What the receiver can do: If you know the person has expectations of you to care for the gift, offer it back. Explain to them that you will not be accepting gifts that have strings attached. If they refuse to accept it back, be clear about your intentions. It may cause issues at first but it’s better than hurt and resentment later.
This is especially true in the case of giving gifts to children. Even if there obviously aren’t any other string attached and you just wanted to bring the child a small gift it can be extremely stressful for the family. Children are tiny hoarders and want to keep everything. Most families already have a lot of toys and select carefully what they’re children are allowed to play with for a variety of personal reasons. When it comes time to get rid of the gift the child may be far more upset than they were happy.
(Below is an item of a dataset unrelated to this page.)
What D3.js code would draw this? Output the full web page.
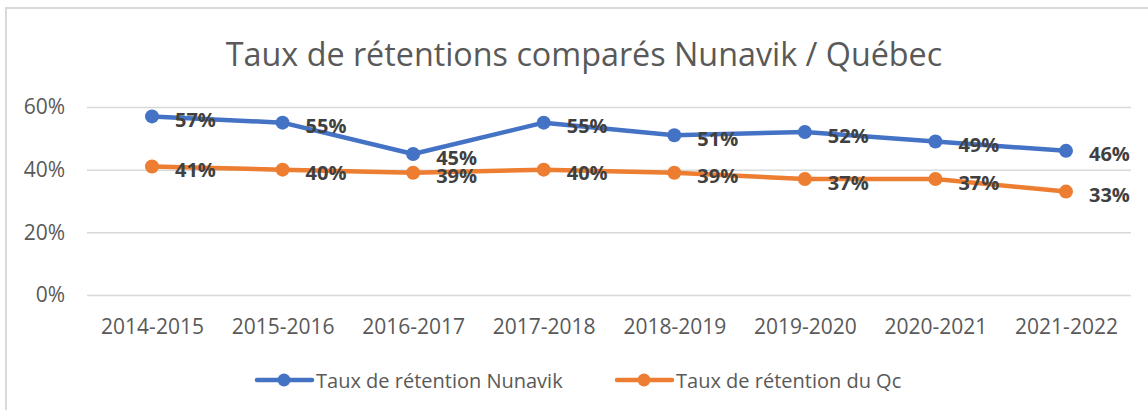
<!DOCTYPE html>
<meta charset="utf-8">
<head>
  <title>Taux de rétentions comparés Nunavik / Québec</title>
</head>
<style>
body { margin: 0; background: #fff; }
text { font-family: "Open Sans", sans-serif; }
.grid line { stroke: #d9d9d9; stroke-width: 1.5px; }
.grid .domain, .xaxis .domain { display: none; }
.tick text { fill: #595959; font-size: 21px; }
.lbl { font-weight: bold; font-size: 20px; fill: #404040; }
</style>
<body>
<script src="https://d3js.org/d3.v7.min.js"></script>
<script>

  var annees = ["2014-2015", "2015-2016", "2016-2017", "2017-2018",
                "2018-2019", "2019-2020", "2020-2021", "2021-2022"];
  var nunavik = [0.57, 0.55, 0.45, 0.55, 0.51, 0.52, 0.49, 0.46];
  var quebec  = [0.41, 0.40, 0.39, 0.40, 0.39, 0.37, 0.37, 0.33];
  var yTicks = [0, 0.2, 0.4, 0.6];
  var series = [
    {nom: "Taux de rétention Nunavik", valeurs: nunavik, couleur: "#4472c4"},
    {nom: "Taux de rétention du Qc",   valeurs: quebec,  couleur: "#ed7d31"}
  ];

  var width = 1148,
      height = 410;
  var svg = d3.select("body").append("svg")
      .attr("width", width)
      .attr("height", height);

  // cadre du graphique
  svg.append("rect")
      .attr("x", 6).attr("y", 8)
      .attr("width", width + 20).attr("height", height + 20)
      .attr("fill", "none")
      .attr("stroke", "#d9d9d9")
      .attr("stroke-width", 2);

  svg.append("text")
      .attr("x", 584).attr("y", 66)
      .attr("text-anchor", "middle")
      .attr("fill", "#595959")
      .style("font-size", "32.3px")
      .text("Taux de rétentions comparés Nunavik / Québec");

  var x = d3.scalePoint().domain(annees).range([152, 1066]);
  var y = d3.scaleLinear().domain([0, 0.6]).range([295, 107]);
  var left = 87, right = 1131;

  // grille + axe y
  svg.append("g")
      .attr("class", "grid")
      .attr("transform", "translate(" + left + ",0)")
      .call(d3.axisLeft(y).tickValues(yTicks)
        .tickSize(-(right - left))
        .tickPadding(22)
        .tickFormat(d3.format(".0%")));

  // axe x
  svg.append("g")
      .attr("class", "xaxis")
      .attr("transform", "translate(0,315)")
      .call(d3.axisBottom(x).tickSize(0).tickPadding(4))
      .selectAll("line").remove();

  var line = d3.line()
      .x(function(d, i) { return x(annees[i]); })
      .y(function(d) { return y(d); });

  series.forEach(function(s) {
    var g = svg.append("g");
    g.append("path")
        .datum(s.valeurs)
        .attr("d", line)
        .attr("fill", "none")
        .attr("stroke", s.couleur)
        .attr("stroke-width", 4.5)
        .attr("stroke-linejoin", "round");
    g.selectAll("circle")
        .data(s.valeurs)
        .enter().append("circle")
        .attr("cx", function(d, i) { return x(annees[i]); })
        .attr("cy", function(d) { return y(d); })
        .attr("r", 7)
        .attr("fill", s.couleur);
    g.selectAll(".lbl")
        .data(s.valeurs)
        .enter().append("text")
        .attr("class", "lbl")
        .attr("x", function(d, i) { return x(annees[i]) + 23; })
        .attr("y", function(d) { return y(d) + 3; })
        .attr("dominant-baseline", "central")
        .text(function(d) { return Math.round(d * 100) + "%"; });
  });

  // légende
  var leg = svg.append("g").attr("transform", "translate(0,380)");
  var legX = [257, 617];
  series.forEach(function(s, i) {
    leg.append("line")
        .attr("x1", legX[i]).attr("x2", legX[i] + 55)
        .attr("stroke", s.couleur).attr("stroke-width", 4.5)
        .attr("stroke-linecap", "round");
    leg.append("circle")
        .attr("cx", legX[i] + 27).attr("r", 6.5)
        .attr("fill", s.couleur);
    leg.append("text")
        .attr("x", legX[i] + 59)
        .attr("dominant-baseline", "central")
        .attr("fill", "#595959")
        .style("font-size", "20px")
        .text(s.nom);
  });

</script>
</body>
What the giver can do: Bring the child a non-stuff gift or ask the parent what would be something the child would both like and need. It’s a good idea to check with the parents before bringing anything, especially food. Some stuff myself and my kids would appreciate more than a small toy include: bubbles, bubble bath, chalk (in summer), small quantities of craft supplies or craft kits, or even small amounts of money (my kids are thrilled with $1!)
What the receiver can do: Unfortunately if they give the gift right to the child there’s no much you can do but explain to the child later that you can keep it for x amount of days or wait until they’re no longer interested, get rid of it, and hope their strange savant memory for missing toys doesn’t kick in.
Chances are if someone is receiving a gift that falls into the above criteria they’re going to be someone disappointed by your choices. If the gift was something that doesn’t appeal to them at all. It can be really hurtful that they don’t know you. If it’s something that doesn’t fit into their home or values it can be upsetting that you haven’t learned or don’t respect their life choices.
What the giver can do: Really consider who you’re giving the gift to. If you don’t know, ask them what they’d like or what they can use. Ask around. Look at their wishlists or their Pinterest. Write down ideas throughout the year when they say they want something. Don’t give something just because you like it or want them to be a certain way.
What the receiver can do: Don’t expect everyone to understand or respect you. Sometimes it’s hard for people to comprehend if your views or personality is a lot different to them or if you’ve changed over the years. Forgive and do not expect perfection. You don’t have to pretend to like something but show your appreciation for the fact that they tried.
Quick tips that any gift giver can use:
- Look for wishlists and ask for ideas
- Go for practical, disposable, or activity
- Don’t buy gifts too far in advance as interests and lifestyles change
- Include a gift receipt whenever possible
- When giving to kids, check with the parents first
- Never expect anything in return
- Don’t attach obligation or expectations to the gift
- Listen to what people say and don’t impose your beliefs on others via gifts
- Don’t feel you have to give something to anyone
- Learn if your love language is gift giving and understand it’s not the same for everyone
In no way am I saying people shouldn’t give gifts, even physical ones. I’ve been lucky to receive a lot of very useful and valuable items in my home from others. I also was shocked when I started cleaning out everything to move how much of the clutter was gifts, the guilt I felt as I disposed of them, and the added pressure of family watching me sell the gifts. Going forward, I’m going to be more stickler about what comes through my doors – gifts included.
This article is based on my own personal experiences but I’m sure lots of people have dealt with this. If you’re completely at a loss for gift ideas gift cards and cash are not a bad idea!